▶ [Objective]: Below is some material; set it all down exactly, apart from the pictures.

▶ [Material]:
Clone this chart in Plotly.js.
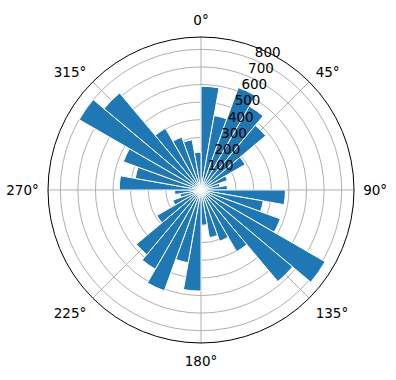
<!DOCTYPE html>
<html>
<head>
<meta charset="utf-8">
<script src="https://cdn.plot.ly/plotly-3.0.1.min.js"></script>
<style>
html,body{margin:0;padding:0;background:#fff;}
#chart{width:396px;height:380px;}
</style>
</head>
<body>
<div id="chart"></div>
<script>
// Direction bins (centre angle, degrees, compass: 0 = north, clockwise)
const binCenters = [5,15,25,35,45,55,65,75,85,95,105,115,125,135,145,155,165,175,
                    185,195,205,215,225,235,245,255,265,275,285,295,305,315,325,335,345,355];
// Bar lengths per bin
const counts = [590,430,620,550,480,290,160,110,150,480,360,480,815,680,405,310,275,200,
                575,420,610,520,480,290,170,120,150,465,380,470,800,720,405,320,290,215];
const binWidth = 10;
const radialTicks = [100,200,300,400,500,600,700,800];
const radialLabels = ['100','200','300','400','500','600','700','800'];
const radialLabelAngle = 22.5;
const angularTicks = [0,45,90,135,180,225,270,315];
const angularLabels = ['0°','45°','90°','135°','180°','225°','270°','315°'];

const bars = {
  type: 'barpolar',
  theta: binCenters,
  r: counts,
  width: binCenters.map(() => binWidth),
  marker: {color: '#1f77b4', line: {color: '#ffffff', width: 1}},
  opacity: 1,
  hoverinfo: 'skip'
};

// radial tick labels placed like matplotlib's (left/bottom aligned at 22.5°)
const rLabels = {
  type: 'scatterpolar',
  mode: 'text',
  r: radialTicks,
  theta: radialTicks.map(() => radialLabelAngle),
  text: radialLabels,
  textposition: 'top right',
  textfont: {family: 'DejaVu Sans', size: 13.5, color: '#000'},
  cliponaxis: false,
  hoverinfo: 'skip'
};

const layout = {
  width: 396, height: 380,
  margin: {l: 48, r: 42, t: 37, b: 37, pad: 0},
  paper_bgcolor: '#ffffff',
  showlegend: false,
  font: {family: 'DejaVu Sans', size: 13.5, color: '#000'},
  polar: {
    bgcolor: '#ffffff',
    domain: {x: [0, 1], y: [0, 1]},
    bargap: 0,
    angularaxis: {
      direction: 'clockwise',
      rotation: 90,
      tickmode: 'array',
      tickvals: angularTicks,
      ticktext: angularLabels,
      ticks: 'outside',
      ticklen: 6,
      tickcolor: 'rgba(0,0,0,0)',
      showline: true,
      linecolor: '#000000',
      linewidth: 1,
      showgrid: true,
      gridcolor: '#b0b0b0',
      gridwidth: 1,
      tickfont: {family: 'DejaVu Sans', size: 13.5, color: '#000'},
      layer: 'above traces'
    },
    radialaxis: {
      range: [0, 870],
      angle: 67.5,
      tickmode: 'array',
      tickvals: radialTicks,
      showticklabels: false,
      ticks: '',
      showline: false,
      showgrid: true,
      gridcolor: '#b0b0b0',
      gridwidth: 1,
      layer: 'above traces'
    }
  }
};

Plotly.newPlot('chart', [bars, rLabels], layout, {displayModeBar: false, staticPlot: true});
</script>
</body>
</html>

▶ [Problem solution]:
Clone this chart in Plotly.js.
<!DOCTYPE html>
<html>
<head>
<meta charset="utf-8">
<script src="https://cdn.plot.ly/plotly-3.0.1.min.js"></script>
<style>
html,body{margin:0;padding:0;background:#fff;}
#chart{width:396px;height:380px;}
</style>
</head>
<body>
<div id="chart"></div>
<script>
// Direction bins (centre angle, degrees, compass: 0 = north, clockwise)
const binCenters = [5,15,25,35,45,55,65,75,85,95,105,115,125,135,145,155,165,175,
                    185,195,205,215,225,235,245,255,265,275,285,295,305,315,325,335,345,355];
// Bar lengths per bin
const counts = [590,430,620,550,480,290,160,110,150,480,360,480,815,680,405,310,275,200,
                575,420,610,520,480,290,170,120,150,465,380,470,800,720,405,320,290,215];
const binWidth = 10;
const radialTicks = [100,200,300,400,500,600,700,800];
const radialLabels = ['100','200','300','400','500','600','700','800'];
const radialLabelAngle = 22.5;
const angularTicks = [0,45,90,135,180,225,270,315];
const angularLabels = ['0°','45°','90°','135°','180°','225°','270°','315°'];

const bars = {
  type: 'barpolar',
  theta: binCenters,
  r: counts,
  width: binCenters.map(() => binWidth),
  marker: {color: '#1f77b4', line: {color: '#ffffff', width: 1}},
  opacity: 1,
  hoverinfo: 'skip'
};

// radial tick labels placed like matplotlib's (left/bottom aligned at 22.5°)
const rLabels = {
  type: 'scatterpolar',
  mode: 'text',
  r: radialTicks,
  theta: radialTicks.map(() => radialLabelAngle),
  text: radialLabels,
  textposition: 'top right',
  textfont: {family: 'DejaVu Sans', size: 13.5, color: '#000'},
  cliponaxis: false,
  hoverinfo: 'skip'
};

const layout = {
  width: 396, height: 380,
  margin: {l: 48, r: 42, t: 37, b: 37, pad: 0},
  paper_bgcolor: '#ffffff',
  showlegend: false,
  font: {family: 'DejaVu Sans', size: 13.5, color: '#000'},
  polar: {
    bgcolor: '#ffffff',
    domain: {x: [0, 1], y: [0, 1]},
    bargap: 0,
    angularaxis: {
      direction: 'clockwise',
      rotation: 90,
      tickmode: 'array',
      tickvals: angularTicks,
      ticktext: angularLabels,
      ticks: 'outside',
      ticklen: 6,
      tickcolor: 'rgba(0,0,0,0)',
      showline: true,
      linecolor: '#000000',
      linewidth: 1,
      showgrid: true,
      gridcolor: '#b0b0b0',
      gridwidth: 1,
      tickfont: {family: 'DejaVu Sans', size: 13.5, color: '#000'},
      layer: 'above traces'
    },
    radialaxis: {
      range: [0, 870],
      angle: 67.5,
      tickmode: 'array',
      tickvals: radialTicks,
      showticklabels: false,
      ticks: '',
      showline: false,
      showgrid: true,
      gridcolor: '#b0b0b0',
      gridwidth: 1,
      layer: 'above traces'
    }
  }
};

Plotly.newPlot('chart', [bars, rLabels], layout, {displayModeBar: false, staticPlot: true});
</script>
</body>
</html>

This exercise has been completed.